Generally, all types of fishers must have perceived that fishing may be no longer a viable and profitable livelihood in the future due to increasing competition over declining fish catch brought about by the destruction of the marine environment.

So how could the government and NGOs concerned about the worsening state of our fisheries assist these households that wanted to draw away their children from fishing?

As hinted earlier, drawing a huge number of fishers now away from fishing would reduce pressure on critical fisheries particularly in southern Negros.

At the same time, if the children of fishers have earned college degrees or acquired new skills away from fishing, these would provide them better opportunity for employment or enterprise development.

Actually, national government has programs in response to the said issues that the fishing households could have accessed and wisely utilized.

One program which provides money to indigent families to support the education and health needs of qualified children is the Conditional Cash Transfer Program, popularly known as 4Ps.

Incidentally, this program has been criticized to have caused the indolence of some beneficiaries.

The Alternative Learning System has been introduced to give opportunity for the out-of-school children to pursue their studies if they cannot access formal education in schools.

Moreover, the free public basic education program is now extended to public higher education for deserving poor students.

There is also the Technology Education & Skills Development Authority which offers short term skills training and certification of competencies which graduates could use to seek employment within the country or abroad.

These are relevant programs that have to be examined if fishing households have actually benefited from them to the fullest, and if these had helped in realizing the aspirations of parents for their children to be drawn out from fishing.

My past research on child labor in fishing somewhere in southern Negros revealed that students frequently missed classes during months when fish catch was abundant.

Expectedly, they did not learn much when they missed classes and some eventually dropped out from school.

Actually, the children did not like to be hooked into fishing because of the risks and hardships involved, but they have no better options.

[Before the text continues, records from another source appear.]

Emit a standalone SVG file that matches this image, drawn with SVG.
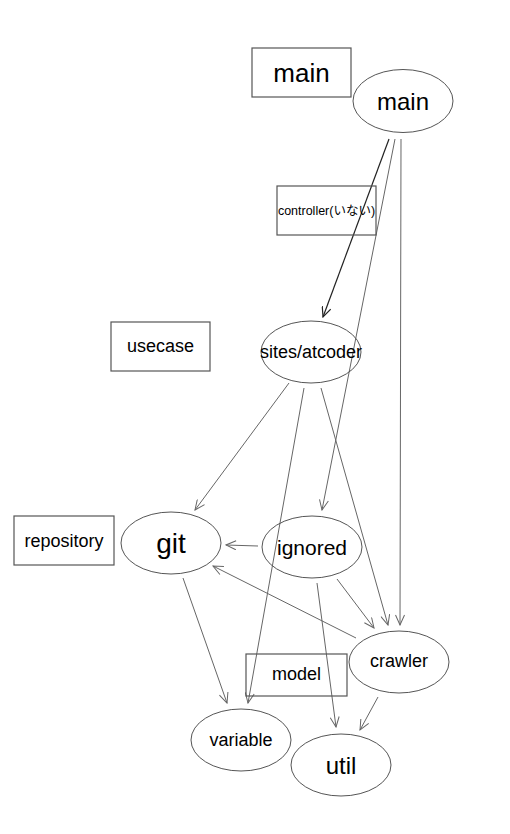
<svg xmlns="http://www.w3.org/2000/svg" width="510" height="834" viewBox="0 0 510 834">
<defs>
<style>
.box{fill:none;stroke:#555;stroke-width:1.2}
.node{fill:none;stroke:#555;stroke-width:1}
.t{font-family:"Liberation Sans",Arial,"Noto Sans CJK JP",sans-serif;fill:#000;text-anchor:middle;dominant-baseline:central}
.e{stroke:#666;stroke-width:1;fill:none;marker-end:url(#arr)}
.ed{stroke:#222;stroke-width:1.2;fill:none;marker-end:url(#arrd)}
</style>
<marker id="arr" viewBox="-11 -5 12 10" markerWidth="12" markerHeight="10" refX="0" refY="0" orient="auto" markerUnits="userSpaceOnUse"><path d="M-10,-4.5 L0,0 L-10,4.5" fill="none" stroke="#666" stroke-width="1"/></marker>
<marker id="arrd" viewBox="-11 -5 12 10" markerWidth="12" markerHeight="10" refX="0" refY="0" orient="auto" markerUnits="userSpaceOnUse"><path d="M-10,-4.5 L0,0 L-10,4.5" fill="none" stroke="#222" stroke-width="1.2"/></marker>
</defs>
<rect width="510" height="834" fill="#fff"/>
<g id="connectors">
<line class="ed" x1="389" y1="139" x2="323" y2="317"/>
<line class="e" x1="395" y1="139" x2="322" y2="510"/>
<line class="e" x1="401" y1="139" x2="400" y2="625"/>
<line class="e" x1="289" y1="383" x2="195" y2="510"/>
<line class="e" x1="304" y1="388" x2="248" y2="703"/>
<line class="e" x1="321" y1="388" x2="388" y2="625"/>
<line class="e" x1="258" y1="546" x2="226" y2="545"/>
<line class="e" x1="337" y1="579" x2="374" y2="628"/>
<line class="e" x1="317" y1="583" x2="336" y2="727"/>
<line class="e" x1="356" y1="638" x2="213" y2="566"/>
<line class="e" x1="378" y1="697" x2="360" y2="730"/>
<line class="e" x1="183" y1="578" x2="227" y2="703"/>
</g>
<g id="label-main"><rect class="box" x="252" y="48" width="99" height="49"/><text class="t" x="301.5" y="73" font-size="26">main</text></g>
<g id="node-main"><ellipse class="node" cx="403" cy="101" rx="50" ry="31.5"/><text class="t" x="403" y="101" font-size="24">main</text></g>
<g id="label-controller"><rect class="box" x="277" y="186" width="99" height="49"/><text class="t" x="326.5" y="211" font-size="12.5">controller(いない)</text></g>
<g id="label-usecase"><rect class="box" x="111" y="322" width="99" height="49"/><text class="t" x="160.5" y="346" font-size="18">usecase</text></g>
<g id="node-sites"><ellipse class="node" cx="311" cy="352" rx="50" ry="31"/><text class="t" x="311" y="352" font-size="18">sites/atcoder</text></g>
<g id="label-repository"><rect class="box" x="14" y="516" width="100" height="49"/><text class="t" x="64" y="541" font-size="18">repository</text></g>
<g id="node-git"><ellipse class="node" cx="171" cy="543" rx="50" ry="31"/><text class="t" x="171" y="543" font-size="28">git</text></g>
<g id="node-ignored"><ellipse class="node" cx="312" cy="547" rx="50" ry="31"/><text class="t" x="312" y="547" font-size="21">ignored</text></g>
<g id="node-crawler"><ellipse class="node" cx="399" cy="662" rx="50" ry="31"/><text class="t" x="399" y="661" font-size="18">crawler</text></g>
<g id="label-model"><rect class="box" x="246" y="654" width="101" height="42"/><text class="t" x="296.5" y="674" font-size="18">model</text></g>
<g id="node-variable"><ellipse class="node" cx="241" cy="740" rx="50" ry="31"/><text class="t" x="241" y="740" font-size="18">variable</text></g>
<g id="node-util"><ellipse class="node" cx="341" cy="765" rx="50" ry="31"/><text class="t" x="341" y="765" font-size="24">util</text></g>
</svg>
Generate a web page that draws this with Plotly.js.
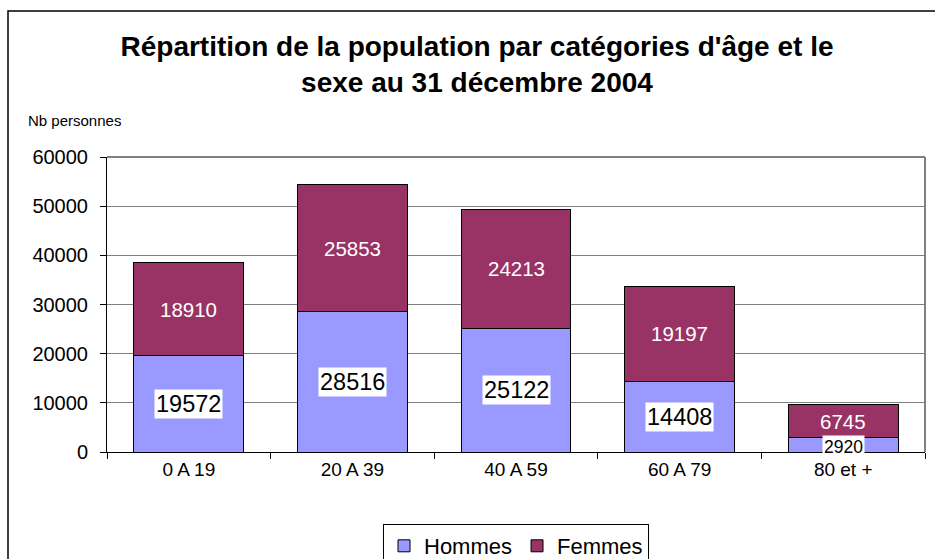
<!DOCTYPE html>
<html>
<head>
<meta charset="utf-8">
<script src="https://cdn.plot.ly/plotly-3.0.1.min.js"></script>
<style>html,body{margin:0;padding:0;background:#fff;}#chart{width:935px;height:559px;}</style>
</head>
<body>
<div id="chart"></div>
<script>
const categories = ["0 A 19", "20 A 39", "40 A 59", "60 A 79", "80 et +"];
const hommes = [19572, 28516, 25122, 14408, 2920];
const femmes = [18910, 25853, 24213, 19197, 6745];
const seriesNames = ["Hommes", "Femmes"];
const titleText = "Répartition de la population par catégories d'âge et le<br>sexe au 31 décembre 2004";
const yLabel = "Nb personnes";

const FONT = "'Liberation Sans', Arial, sans-serif";
const PH = 295, PW = 818, PL = 107, PT = 157;
const px = v => (v - PL) / PW;
const py = v => (PT + PH - v) / PH;

const traces = [
  {type: "bar", name: seriesNames[0], x: categories, y: hommes,
   marker: {color: "#9999FF", line: {color: "#000", width: 1}}, hoverinfo: "y"},
  {type: "bar", name: seriesNames[1], x: categories, y: femmes,
   marker: {color: "#993366", line: {color: "#000", width: 1}}, hoverinfo: "y"}
];

const annotations = [];
categories.forEach((c, i) => {
  const small = hommes[i] < 5000;
  annotations.push({
    x: c, y: small ? hommes[i] / 2 - 400 : hommes[i] / 2, xref: "x", yref: "y",
    text: String(hommes[i]), showarrow: false,
    font: {family: FONT, size: small ? 17.5 : 23.5, color: "#000"},
    bgcolor: "#fff", borderpad: 1
  });
  annotations.push({
    x: c, y: hommes[i] + femmes[i] / 2, xref: "x", yref: "y",
    text: String(femmes[i]), showarrow: false,
    font: {family: FONT, size: 20.5, color: "#fff"}
  });
});
annotations.push({
  xref: "paper", yref: "paper",
  x: px(26), y: py(120), xanchor: "left", yanchor: "middle",
  text: yLabel, showarrow: false, font: {family: FONT, size: 15, color: "#000"}
});

const layout = {
  width: 935, height: 559,
  margin: {l: PL, r: 935 - PL - PW, t: PT, b: 559 - PT - PH},
  paper_bgcolor: "#fff", plot_bgcolor: "#fff",
  barmode: "stack", bargap: 0.33,
  showlegend: true,
  font: {family: FONT, color: "#000"},
  title: {text: titleText, font: {family: FONT, size: 28, color: "#000", weight: "bold"},
          x: 477 / 935, xanchor: "center", y: 1 - 56 / 559, yanchor: "middle"},
  xaxis: {type: "category", tickson: "boundaries", ticks: "outside", ticklen: 6, tickcolor: "#000",
          showline: true, linecolor: "#000", linewidth: 1, showgrid: false,
          tickfont: {family: FONT, size: 19, color: "#000"}, fixedrange: true},
  yaxis: {range: [0, 60000], dtick: 10000, ticks: "outside", ticklen: 6, tickcolor: "#000",
          tickformat: "d", exponentformat: "none", ticklabelstandoff: 8,
          showline: true, linecolor: "#000", linewidth: 1,
          showgrid: true, gridcolor: "#808080", gridwidth: 1, zeroline: false,
          tickfont: {family: FONT, size: 20, color: "#000"}, fixedrange: true},
  legend: {orientation: "h", xref: "container", x: 516 / 935, xanchor: "center",
           yref: "container", y: (559 - 524) / 559, yanchor: "top",
           bordercolor: "#000", borderwidth: 1, bgcolor: "#fff",
           font: {family: FONT, size: 22, color: "#000"}, traceorder: "normal", itemwidth: 30},
  annotations: annotations,
  shapes: [
    {type: "rect", xref: "paper", yref: "paper",
     x0: px(8), x1: px(980), y0: py(620), y1: py(11),
     line: {color: "#000", width: 1.5}, fillcolor: "rgba(0,0,0,0)", layer: "below"},
    {type: "line", xref: "paper", yref: "paper", x0: 0, x1: 1, y0: 1, y1: 1,
     line: {color: "#808080", width: 2}},
    {type: "line", xref: "paper", yref: "paper", x0: 1, x1: 1, y0: 0, y1: 1,
     line: {color: "#808080", width: 2}}
  ]
};

Plotly.newPlot("chart", traces, layout, {displayModeBar: false, staticPlot: true});
</script>
</body>
</html>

Those who stopped schooling wanted to go back while others hoped to find other jobs which may be difficult because they have no skills.

So the main concern now is how to keep these children in school and be inspired to finish and acquire either technical-vocational skills or college degrees as cultural capital for getting better livelihoods.

While the challenge is so great for the government schools to provide free quality basic education to these children so they are better equipped to avail of free tuition in state universities and colleges, the families of poor municipal fishers have to be assisted also find alternative livelihoods.

In this manner the children who feel the improvement in the economic conditions of their parents will not be tempted to skip classes and go fishing at times when catch is abundant.

They no longer have to decide either to earn from fishing or to learn from school.